Judge Not takes an entirely different approach, with delicious bubbles of synth acting as percussion for the pizzicato strings, Newton’s buoyant vocal picking up the tale of a cross-dressing witch pricker: “I had a job to do….” Witch pricking being the important task of finding the witches mark, inserting a pin into the flesh, to find that area of anaesthesia, which doesn’t bleed, a true sign of witchery, and open, of course, to all manner of deceit. Disguised as a man, Christine Caldwell had much success in this role, ahead of herself being imprisoned. This confident and vibrant song is followed by the unaccompanied Gaelic of Mhairi, a lament for a Mary McLeod, a onetime nurse at Sky’s Dunvegan, some haunting violin drones later adding to the atmosphere. Based, in part, on the work of 17th-century female bard, Màiri nighean Alasdair Ruaidh, also a Mary McLeod and possibly the same woman. Here Newton’s voice is as pure as the simple melody.
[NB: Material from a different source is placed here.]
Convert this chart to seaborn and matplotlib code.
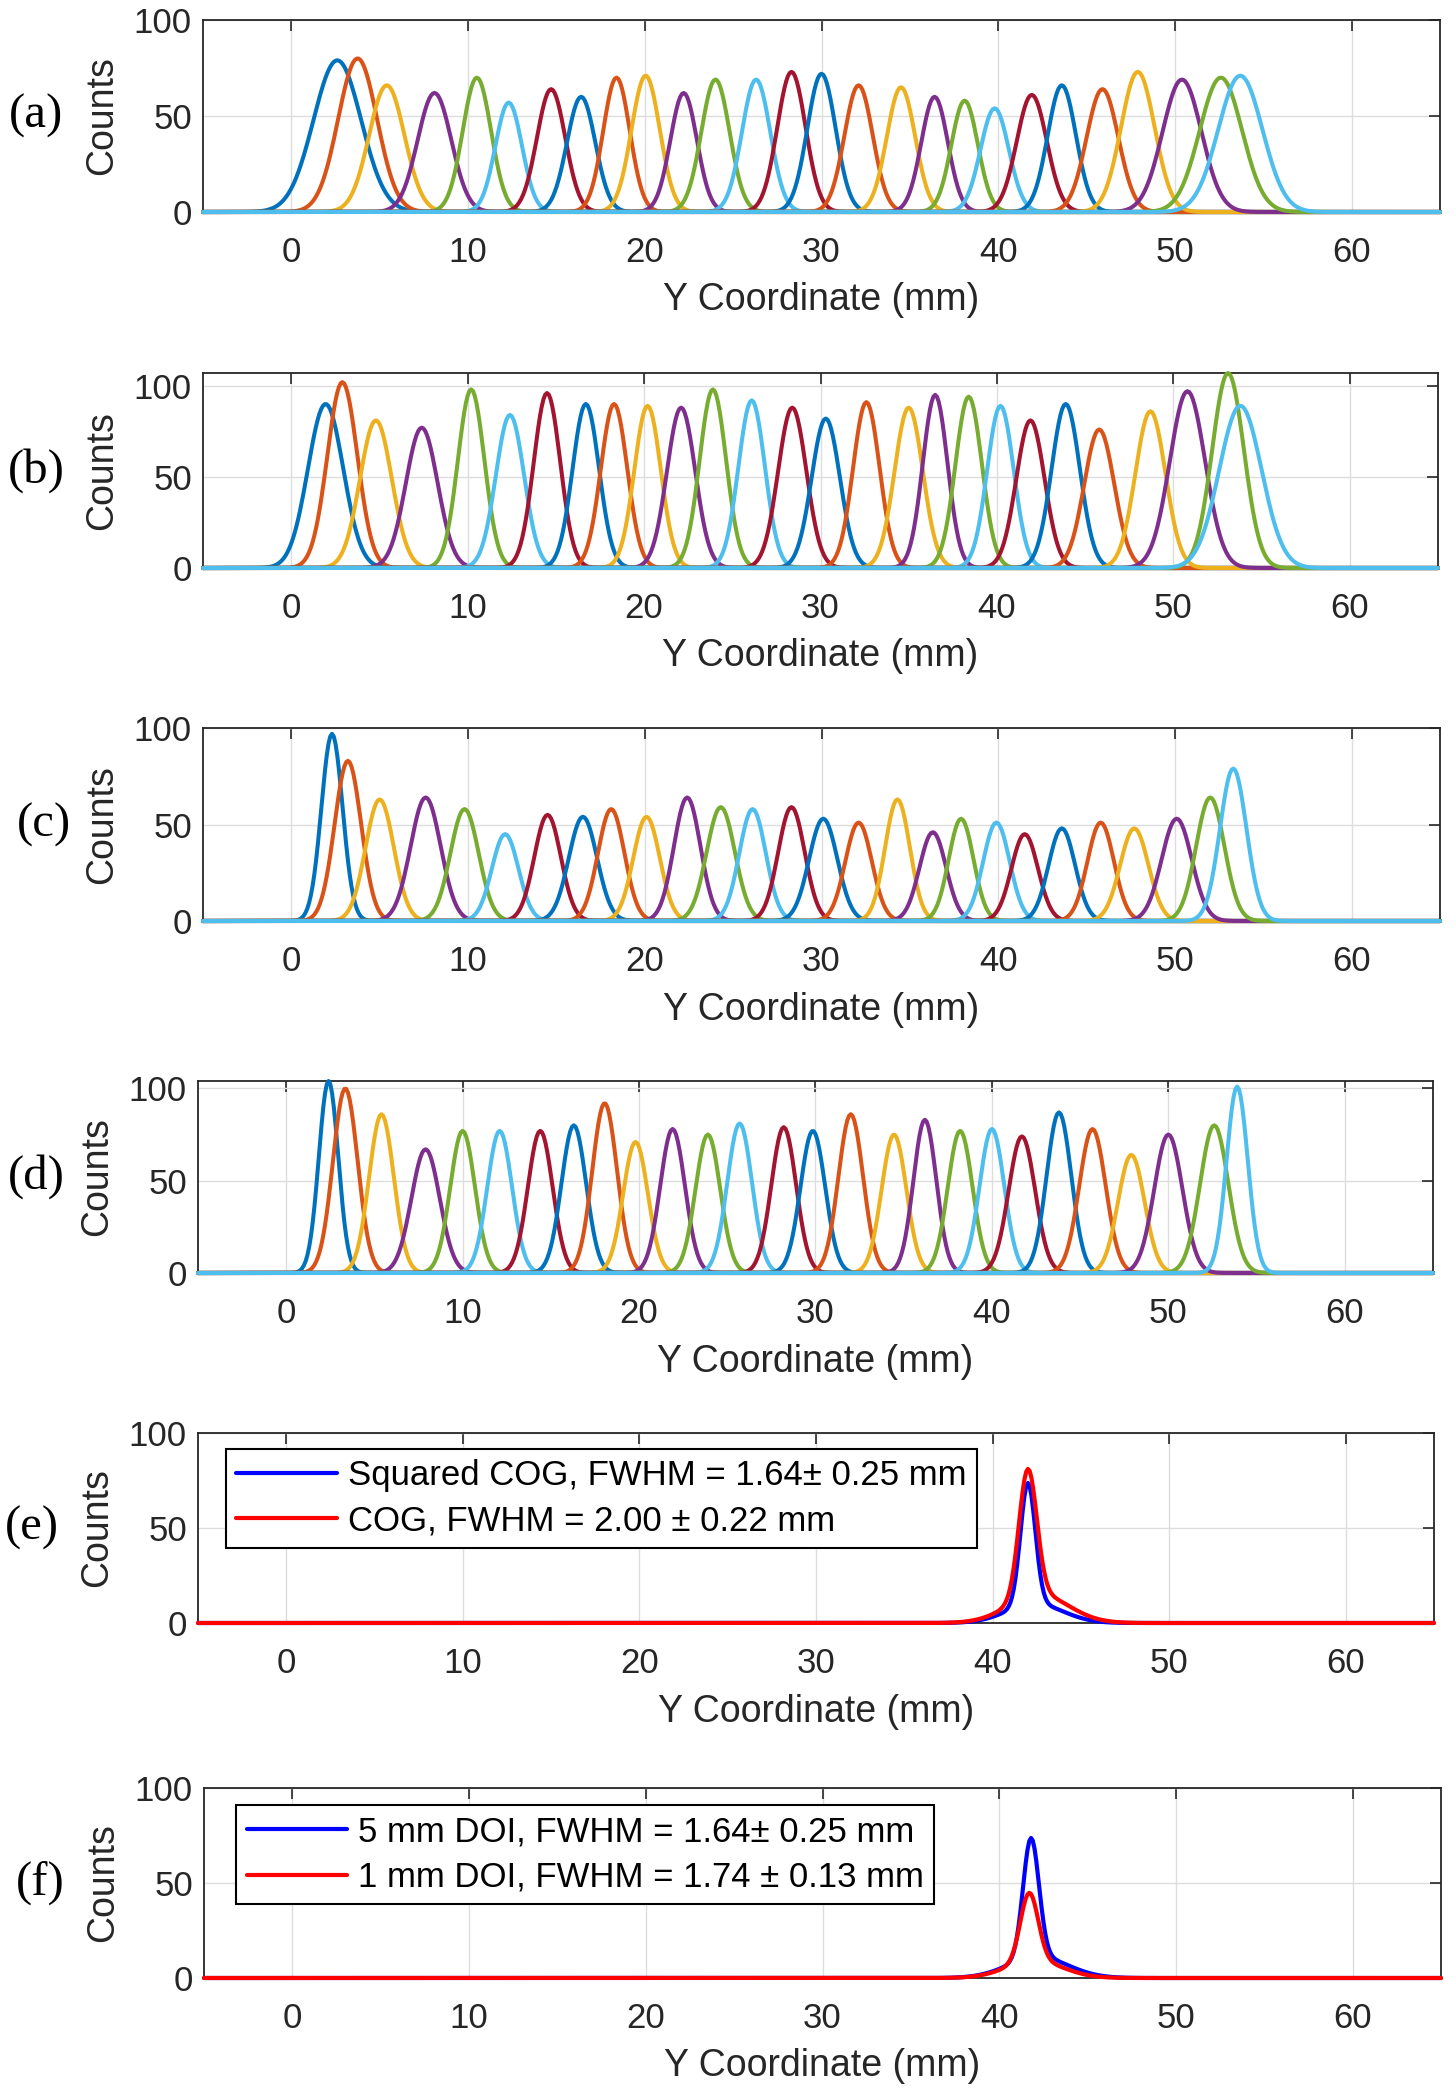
import numpy as np
import pandas as pd
import matplotlib.pyplot as plt
import seaborn as sns

# --- MATLAB default line colours (cycled over the peaks) ---
matlab_colors = ["#0072BD", "#D95319", "#EDB120", "#7E2F8E", "#77AC30", "#4DBEEE", "#A2142F"]

# --- Panel (a): peak centre (mm), height (counts), width (sigma, mm) ---
a_centers = [2.6, 3.75, 5.4, 8.1, 10.5, 12.3, 14.7, 16.4, 18.4, 20.05, 22.2, 24.0, 26.3, 28.3,
             30.0, 32.1, 34.5, 36.4, 38.1, 39.8, 41.9, 43.6, 45.9, 47.9, 50.4, 52.6, 53.7]
a_heights = [79, 80, 66, 62, 70, 57, 64, 60, 70, 71, 62, 69, 69, 73,
             72, 66, 65, 60, 58, 54, 61, 66, 64, 73, 69, 70, 71]
a_widths = [1.35, 1.1, 1.0, 0.95, 0.8, 0.75, 0.8, 0.8, 0.75, 0.8, 0.75, 0.8, 0.8, 0.8,
            0.8, 0.8, 0.8, 0.75, 0.75, 0.8, 0.85, 0.8, 0.9, 0.95, 1.1, 1.2, 1.25]

# --- Panel (b) ---
b_centers = [1.95, 2.9, 4.8, 7.4, 10.2, 12.4, 14.5, 16.7, 18.3, 20.2, 22.1, 23.9, 26.1, 28.4,
             30.3, 32.6, 35.0, 36.5, 38.4, 40.2, 41.9, 43.9, 45.8, 48.7, 50.8, 53.1, 53.8]
b_heights = [90, 102, 81, 77, 98, 84, 96, 90, 90, 89, 88, 98, 92, 88,
             82, 91, 88, 95, 94, 89, 81, 90, 76, 86, 97, 107, 89]
b_widths = [1.0, 0.85, 0.9, 0.9, 0.75, 0.8, 0.75, 0.75, 0.75, 0.75, 0.8, 0.75, 0.75, 0.8,
            0.8, 0.75, 0.8, 0.7, 0.75, 0.75, 0.8, 0.8, 0.85, 0.85, 1.0, 0.9, 1.2]

# --- Panel (c) ---
c_centers = [2.3, 3.2, 5.0, 7.6, 9.8, 12.1, 14.5, 16.5, 18.1, 20.1, 22.4, 24.3, 26.1, 28.3,
             30.1, 32.1, 34.3, 36.3, 37.9, 39.9, 41.5, 43.6, 45.8, 47.7, 50.1, 52.0, 53.3]
c_heights = [97, 83, 63, 64, 58, 45, 55, 54, 58, 54, 64, 59, 58, 59,
             53, 51, 63, 46, 53, 51, 45, 48, 51, 48, 53, 64, 79]
c_widths = [0.6, 0.75, 0.8, 0.85, 0.8, 0.75, 0.75, 0.8, 0.75, 0.75, 0.75, 0.8, 0.75, 0.75,
            0.8, 0.75, 0.7, 0.75, 0.7, 0.75, 0.75, 0.75, 0.75, 0.8, 0.85, 0.8, 0.75]

# --- Panel (d) ---
d_centers = [2.4, 3.35, 5.4, 7.9, 10.0, 12.1, 14.4, 16.3, 18.05, 19.8, 21.9, 23.9, 25.7, 28.2,
             29.85, 32.0, 34.45, 36.2, 38.2, 40.0, 41.7, 43.8, 45.7, 47.9, 50.0, 52.6, 53.9]
d_heights = [104, 100, 86, 67, 77, 77, 77, 80, 92, 71, 78, 75, 81, 79,
             77, 86, 75, 83, 77, 78, 74, 87, 78, 64, 75, 80, 101]
d_widths = [0.55, 0.7, 0.7, 0.8, 0.7, 0.7, 0.7, 0.7, 0.7, 0.7, 0.7, 0.7, 0.7, 0.7,
            0.7, 0.7, 0.7, 0.65, 0.7, 0.7, 0.75, 0.7, 0.75, 0.75, 0.8, 0.8, 0.6]

# --- Panel (e): squared COG vs COG (core peak + wide tail) ---
e_labels = ["Squared COG, FWHM = 1.64\u00b1 0.25 mm", "COG, FWHM = 2.00 \u00b1 0.22 mm"]
e_core_center = [42.0, 42.0]
e_core_height = [64, 67]
e_core_width = [0.42, 0.5]
e_tail_center = [42.4, 42.6]
e_tail_height = [10, 15]
e_tail_width = [1.6, 1.7]

# --- Panel (f): 5 mm DOI vs 1 mm DOI ---
f_labels = ["5 mm DOI, FWHM = 1.64\u00b1 0.25 mm", "1 mm DOI, FWHM = 1.74 \u00b1 0.13 mm"]
f_core_center = [41.8, 41.7]
f_core_height = [63, 36]
f_core_width = [0.45, 0.5]
f_tail_center = [42.2, 42.0]
f_tail_height = [11, 9]
f_tail_width = [1.7, 1.6]

x_grid = np.arange(-5, 65.01, 0.1)

sns.set_style("white")
plt.rcParams["font.family"] = ["Liberation Sans", "DejaVu Sans"]
text_col = "#262626"

fig = plt.figure(figsize=(14.56, 20.94), dpi=100)
W, H = 1456, 2094

# axes boxes in pixels: left, right, top, bottom
boxes = [(203, 1440, 20, 212), (203, 1438, 373, 568), (203, 1440, 728, 921),
         (198, 1433, 1081, 1273), (198, 1434, 1433, 1623), (204, 1441, 1788, 1978)]
letter_x = [36, 36, 44, 36, 32, 40]
letters = ["(a)", "(b)", "(c)", "(d)", "(e)", "(f)"]
ymax = [100, 107, 100, 104, 100, 100]

axes = []
for (l, r, t, b) in boxes:
    axes.append(fig.add_axes([l / W, 1 - b / H, (r - l) / W, (b - t) / H]))


def draw_peaks(ax, centers, heights, widths):
    parts = []
    for i, (c, h, w) in enumerate(zip(centers, heights, widths)):
        y = h * np.exp(-0.5 * ((x_grid - c) / w) ** 2)
        parts.append(pd.DataFrame({"y_mm": x_grid, "counts": y, "peak": f"p{i:02d}"}))
    df = pd.concat(parts, ignore_index=True)
    order = [f"p{i:02d}" for i in range(len(centers))]
    pal = [matlab_colors[i % 7] for i in range(len(centers))]
    sns.lineplot(data=df, x="y_mm", y="counts", hue="peak", hue_order=order, palette=pal,
                 legend=False, ax=ax, linewidth=2.9, estimator=None, sort=False)


def draw_pair(ax, labels, cc, ch, cw, tc, th, tw):
    parts = []
    for i in range(2):
        y = (ch[i] * np.exp(-0.5 * ((x_grid - cc[i]) / cw[i]) ** 2)
             + th[i] * np.exp(-0.5 * ((x_grid - tc[i]) / tw[i]) ** 2))
        parts.append(pd.DataFrame({"y_mm": x_grid, "counts": y, "curve": labels[i]}))
    df = pd.concat(parts, ignore_index=True)
    sns.lineplot(data=df, x="y_mm", y="counts", hue="curve", hue_order=labels,
                 palette=["#0000FF", "#FF0000"], ax=ax, linewidth=3.0, estimator=None, sort=False)


draw_peaks(axes[0], a_centers, a_heights, a_widths)
draw_peaks(axes[1], b_centers, b_heights, b_widths)
draw_peaks(axes[2], c_centers, c_heights, c_widths)
draw_peaks(axes[3], d_centers, d_heights, d_widths)
draw_pair(axes[4], e_labels, e_core_center, e_core_height, e_core_width,
          e_tail_center, e_tail_height, e_tail_width)
draw_pair(axes[5], f_labels, f_core_center, f_core_height, f_core_width,
          f_tail_center, f_tail_height, f_tail_width)

for i, ax in enumerate(axes):
    ax.set_xlim(-5, 65)
    ax.set_ylim(0, ymax[i])
    ax.set_xticks(range(0, 61, 10))
    ax.set_yticks([0, 50, 100])
    ax.grid(True, color="#dddddd", linewidth=1.0)
    ax.set_axisbelow(True)
    ax.tick_params(direction="in", length=8, width=1.2, top=True, right=True,
                   labelsize=25, colors=text_col)
    ax.tick_params(axis="x", pad=17)
    ax.tick_params(axis="y", pad=8)
    for s in ax.spines.values():
        s.set_color(text_col)
        s.set_linewidth(1.3)
    for line in ax.get_lines():
        line.set_clip_on(False)
        line.set_zorder(3)
    ax.set_xlabel("Y Coordinate (mm)", fontsize=27, labelpad=10, color=text_col)
    ax.set_ylabel("Counts", fontsize=27, labelpad=10, color=text_col)
    l, r, t, b = boxes[i]
    fig.text(letter_x[i] / W, 1 - (t + b) / 2 / H, letters[i], fontsize=35,
             family="Liberation Serif", ha="center", va="center", color="black")

# legends for (e) and (f)
for ax, anchor in [(axes[4], (0.0227, 0.916)), (axes[5], (0.026, 0.91))]:
    leg = ax.legend(loc="upper left", bbox_to_anchor=anchor, borderaxespad=0, fontsize=25,
                    handlelength=2.9, handletextpad=0.3, labelspacing=0.35, borderpad=0.3,
                    fancybox=False, framealpha=1, edgecolor="black")
    leg.get_frame().set_linewidth(1.5)
    leg.set_zorder(5)
    for line in leg.get_lines():
        line.set_linewidth(3)
    for txt in leg.get_texts():
        txt.set_color("black")

fig.savefig("out.png", dpi=100)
Cutty Sark commemorates neither the boat nor the whisky and contains some of the words of Robert Burns’ Tam O’Shanter, a disingenuously misogynistic perpetuation of the crimes of women, aka causing the things they make men do. A cutty sark, who knew, is a short nightdress, calling to mind the words of judges as they castigate the victims of rape and assault for bringing it on themselves. Built on a base of lively kalimba, a modern variant of the mbira, the Zimbabwean thumb harp, the harp and fiddles dance over that bedrock, before the spectral and slightly distorted extract from the poem wafts across the top, like a storm cloud. Should all of this be sounding worthy and woke, and, I guess, it is, the last track, Eachlair deliberately bucks that, as an evocative representation of the faerie form, eachlair urlair being a malevolent and magical entity, drawn from legend, quite apart from the other tracks that portray some of the victims of those who chose to believe in, and fear, such a spirit. A mischievous song, the last laugh being a sort of what if, allied to a brooding soundscape of mist and shadows. Altogether a wonderful endplate for this fine and thoughtful recording.